India wants big: Customer preference has started to shift towards comparatively bigger models, a trend similar to other global markets. In 2018, Alto (with a Rs 2.6-lakh starting price), which was the No. 1 car for 14 straight years, lost its crown to Dzire, Maruti’s compact sedan priced at Rs 5.7 lakh onwards. Although Dzire and its hatchback version, Swift, have outsold Alto for a few months in past years, this is the first time that a sedan has been India’s biggest-selling car for a whole year.
India wants safe: From October 1, all cars sold in India will have to meet stringent safety (crash test) norms. While government regulations were put in place from October 2017, it was applicable on cars ‘launched’ after that date but the two-year grace period for older models ends this year. Also, after March 31, auto companies will be allowed to sell cars without airbags not produce them. For many of these older car models, upgrading may not justify the cost involved and hence they are being phased out.

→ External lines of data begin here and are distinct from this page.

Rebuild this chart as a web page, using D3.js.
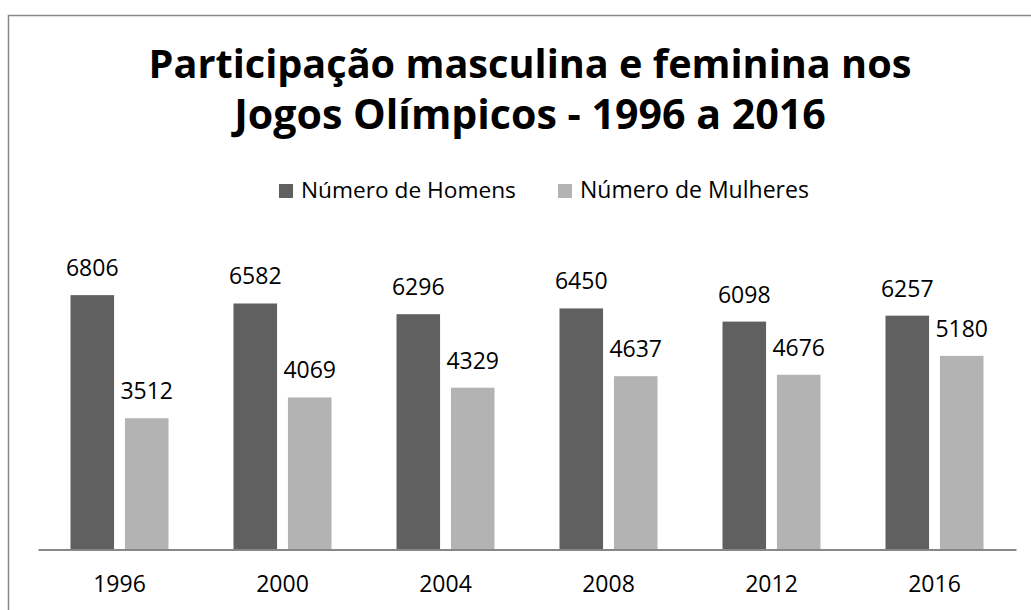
<!DOCTYPE html>
<html>
<head>
<meta charset="utf-8">
<script src="https://cdn.jsdelivr.net/npm/d3@7"></script>
<style>
  body { margin: 0; background: #fff; }
  svg { display: block; font-family: "Open Sans", Lato, sans-serif; }
</style>
</head>
<body>
<svg id="chart" width="1031" height="610"></svg>
<script>
const years = ["1996", "2000", "2004", "2008", "2012", "2016"];
const homens = [6806, 6582, 6296, 6450, 6098, 6257];
const mulheres = [3512, 4069, 4329, 4637, 4676, 5180];
const seriesNames = ["Número de Homens", "Número de Mulheres"];
const seriesColors = ["#606060", "#b3b3b3"];
const titleLines = ["Participação masculina e feminina nos", "Jogos Olímpicos - 1996 a 2016"];

let svg = d3.select("#chart");

// sets font-size so the text takes the wanted width
let fitWidth = (sel, target) => {
  sel.each(function () {
    let size = parseFloat(d3.select(this).attr("font-size"));
    let w = this.getComputedTextLength();
    d3.select(this).attr("font-size", (size * target) / w);
  });
};

// outer border of the chart area
svg.append("rect")
  .attr("x", 8.5).attr("y", 15.5)
  .attr("width", 1200).attr("height", 800)
  .attr("fill", "none")
  .attr("stroke", "#878787")
  .attr("stroke-width", 1.5);

// title
let title = svg.append("g").attr("class", "title");
let titleWidths = [763, 592];
titleLines.forEach((line, i) => {
  title.append("text")
    .attr("x", 530)
    .attr("y", 77.5 + i * 51)
    .attr("text-anchor", "middle")
    .attr("font-weight", "bold")
    .attr("font-size", 36)
    .attr("fill", "#000")
    .text(line)
    .call(fitWidth, titleWidths[i]);
});

// legend
let legendX = [279, 558];
let legendWidths = [215, 229];
let legend = svg.append("g").attr("class", "legend");
seriesNames.forEach((name, i) => {
  legend.append("rect")
    .attr("x", legendX[i]).attr("y", 184)
    .attr("width", 14).attr("height", 14)
    .attr("fill", seriesColors[i]);
  legend.append("text")
    .attr("x", legendX[i] + 22)
    .attr("y", 198)
    .attr("font-size", 22)
    .attr("fill", "#000")
    .text(name)
    .call(fitWidth, legendWidths[i]);
});

// scales
let x0 = d3.scaleBand().domain(years).range([38, 1016]).padding(0);
let x1 = d3.scaleBand().domain([0, 1]).range([32.5, 130.5]).paddingInner(0.2);
let y = d3.scaleLinear().domain([0, 8000]).range([549.5, 250.5]);

let rows = years.map((yr, i) => ({ year: yr, values: [homens[i], mulheres[i]] }));

let groups = svg.append("g")
  .selectAll("g")
  .data(rows)
  .enter()
  .append("g")
  .attr("transform", (d) => "translate(" + x0(d.year) + ",0)");

groups.selectAll("rect")
  .data((d) => d.values)
  .enter()
  .append("rect")
  .attr("x", (v, i) => x1(i))
  .attr("y", (v) => y(v))
  .attr("width", x1.bandwidth())
  .attr("height", (v) => y(0) - y(v))
  .attr("fill", (v, i) => seriesColors[i]);

let labelSize = 23;

groups.selectAll("text.value")
  .data((d) => d.values)
  .enter()
  .append("text")
  .attr("class", "value")
  .attr("x", (v, i) => x1(i) + x1.bandwidth() / 2)
  .attr("y", (v) => y(v) - 19)
  .attr("text-anchor", "middle")
  .attr("font-size", labelSize)
  .attr("fill", "#000")
  .text((v) => v);

// x axis
let xAxis = svg.append("g")
  .attr("transform", "translate(0," + y(0) + ")")
  .call(d3.axisBottom(x0).tickSize(0).tickSizeOuter(0).tickPadding(0));

xAxis.select(".domain")
  .attr("stroke", "#878787")
  .attr("stroke-width", 2);

xAxis.selectAll(".tick text")
  .attr("dy", null)
  .attr("y", 42)
  .attr("font-size", labelSize)
  .attr("font-family", "'Open Sans', Lato, sans-serif")
  .attr("fill", "#000");
</script>
</body>
</html>
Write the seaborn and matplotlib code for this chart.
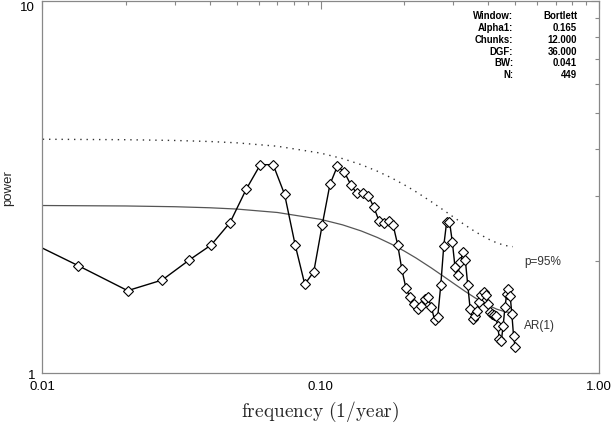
import matplotlib
matplotlib.use("Agg")
import matplotlib.pyplot as plt
import seaborn as sns
from matplotlib.ticker import FixedLocator, FixedFormatter, NullFormatter, LogLocator

# ---- data ----
freq = [0.0068, 0.0135, 0.0203, 0.0270, 0.0338, 0.0405, 0.0473, 0.0541, 0.0608, 0.0676,
        0.0743, 0.0811, 0.0878, 0.0946, 0.1014, 0.1081, 0.1149, 0.1216, 0.1284, 0.1351,
        0.1419, 0.1486, 0.1554, 0.1622, 0.1689, 0.1757, 0.1824, 0.1892, 0.1959, 0.2027,
        0.2095, 0.2162, 0.2230, 0.2297, 0.2365, 0.2432, 0.2500, 0.2568, 0.2635, 0.2703,
        0.2770, 0.2838, 0.2905, 0.2973, 0.3041, 0.3108, 0.3176, 0.3243, 0.3311, 0.3378,
        0.3446, 0.3514, 0.3581, 0.3649, 0.3716, 0.3784, 0.3851, 0.3919, 0.3986, 0.4054,
        0.4122, 0.4189, 0.4257, 0.4324, 0.4392, 0.4459, 0.4527, 0.4595, 0.4662, 0.4730,
        0.4797, 0.4865, 0.4932, 0.5000]
power = [2.499, 1.943, 1.665, 1.778, 2.013, 2.209, 2.535, 3.118, 3.631, 3.631,
         3.023, 2.209, 1.732, 1.872, 2.499, 3.212, 3.594, 3.476, 3.208, 3.038,
         3.038, 2.997, 2.789, 2.567, 2.531, 2.562, 2.492, 2.215, 1.898, 1.690,
         1.598, 1.533, 1.486, 1.514, 1.581, 1.598, 1.504, 1.388, 1.414, 1.724,
         2.194, 2.551, 2.554, 2.254, 1.924, 1.837, 1.984, 2.111, 2.013, 1.724,
         1.486, 1.397, 1.426, 1.471, 1.552, 1.621, 1.648, 1.621, 1.533, 1.456,
         1.440, 1.432, 1.423, 1.340, 1.234, 1.221, 1.340, 1.504, 1.631, 1.682,
         1.611, 1.440, 1.260, 1.172]

ar_freq = [0.0068, 0.01, 0.02, 0.03, 0.04, 0.05, 0.07, 0.10, 0.12, 0.14, 0.16, 0.18,
           0.20, 0.22, 0.25, 0.28, 0.30, 0.33, 0.36, 0.40, 0.43, 0.46, 0.49]
ar_power = [2.821, 2.820, 2.812, 2.799, 2.781, 2.759, 2.701, 2.589, 2.502, 2.409, 2.314,
            2.219, 2.127, 2.039, 1.916, 1.807, 1.743, 1.659, 1.590, 1.521, 1.484, 1.461, 1.451]
sig_power = [4.252, 4.250, 4.238, 4.218, 4.191, 4.157, 4.070, 3.901, 3.770, 3.631, 3.487,
             3.345, 3.205, 3.072, 2.887, 2.723, 2.626, 2.500, 2.396, 2.292, 2.237, 2.202, 2.186]

info_labels = ["Window:", "Alpha1:", "Chunks:", "DGF:", "BW:", "N:"]
info_values = ["Bortlett", "0.165", "12.000", "36.000", "0.041", "449"]

x_major = [0.01, 0.1, 1.0]
x_major_labels = ["0.01", "0.10", "1.00"]
y_major = [1, 10]
y_major_labels = ["1", "10"]

# ---- styling ----
sns.set_theme(style="white")
plt.rcParams["font.family"] = ["Liberation Sans", "DejaVu Sans"]
plt.rcParams["mathtext.fontset"] = "cm"

fig = plt.figure(figsize=(6.14, 4.27), dpi=100)
ax = fig.add_axes([0.0684, 0.1241, 0.9072, 0.8712])
ax.set_xscale("log")
ax.set_yscale("log")

sns.lineplot(x=ar_freq, y=sig_power, ax=ax, color="#333333", linewidth=1.0,
             linestyle=(0, (1, 3.5)), sort=False, estimator=None)
sns.lineplot(x=ar_freq, y=ar_power, ax=ax, color="#555555", linewidth=0.9,
             sort=False, estimator=None)
sns.lineplot(x=freq, y=power, ax=ax, color="black", linewidth=1.0, marker="D",
             markersize=5.2, markerfacecolor="white", markeredgecolor="black",
             markeredgewidth=0.8, sort=False, estimator=None)

ax.set_xlim(0.01, 1.0)
ax.set_ylim(1, 10)

ax.xaxis.set_major_locator(FixedLocator(x_major))
ax.xaxis.set_major_formatter(FixedFormatter(x_major_labels))
ax.yaxis.set_major_locator(FixedLocator(y_major))
ax.yaxis.set_major_formatter(FixedFormatter(y_major_labels))
ax.xaxis.set_minor_locator(LogLocator(base=10, subs=[2, 3, 4, 5, 6, 7, 8, 9]))
ax.yaxis.set_minor_locator(LogLocator(base=10, subs=[2, 3, 4, 5, 6, 7, 8, 9]))
ax.xaxis.set_minor_formatter(NullFormatter())
ax.yaxis.set_minor_formatter(NullFormatter())

for side in ["left", "right", "top", "bottom"]:
    ax.spines[side].set_color("#888888")
    ax.spines[side].set_linewidth(0.9)

ax.tick_params(which="both", direction="in", top=True, right=True,
               color="#888888", width=0.8, labelsize=9.5, labelcolor="black")
ax.tick_params(which="major", length=5.5, pad=5)
ax.tick_params(which="minor", length=3)

# the "10" label sits just below the top edge, as in the reference
ytk = ax.yaxis.get_major_ticks()
ytk[-1].label1.set_verticalalignment("top")

ax.set_xlabel(r"$\mathrm{frequency\ (1/year)}$", fontsize=14, labelpad=5)
ax.set_ylabel("power", fontsize=9.5, labelpad=4)

ax.text(0.865, 0.301, "p=95%", transform=ax.transAxes, fontsize=8.5,
        color="#333333", ha="left", va="center")
ax.text(0.865, 0.129, "AR(1)", transform=ax.transAxes, fontsize=8.5,
        color="#333333", ha="left", va="center")

row_y = [0.962, 0.931, 0.898, 0.866, 0.836, 0.804]
for lab, val, yy in zip(info_labels, info_values, row_y):
    ax.text(0.8456, yy, lab, transform=ax.transAxes, fontsize=6.9,
            fontweight="bold", ha="right", va="center", color="black")
    ax.text(0.9605, yy, val, transform=ax.transAxes, fontsize=6.9,
            fontweight="bold", ha="right", va="center", color="black")

fig.savefig("out.png", dpi=100)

India wants clean: Emission norms for cars will also see an upgrade in April 2020, from the current Bharat Stage IV emission norms to BS-VI norms, jumping an entire level. That’s bad news for some engine lines that will no longer be suitable for the new emission norms — another reason for many cars going off the road this (and early next) year. At least 13 cars are likely to go off the road this year.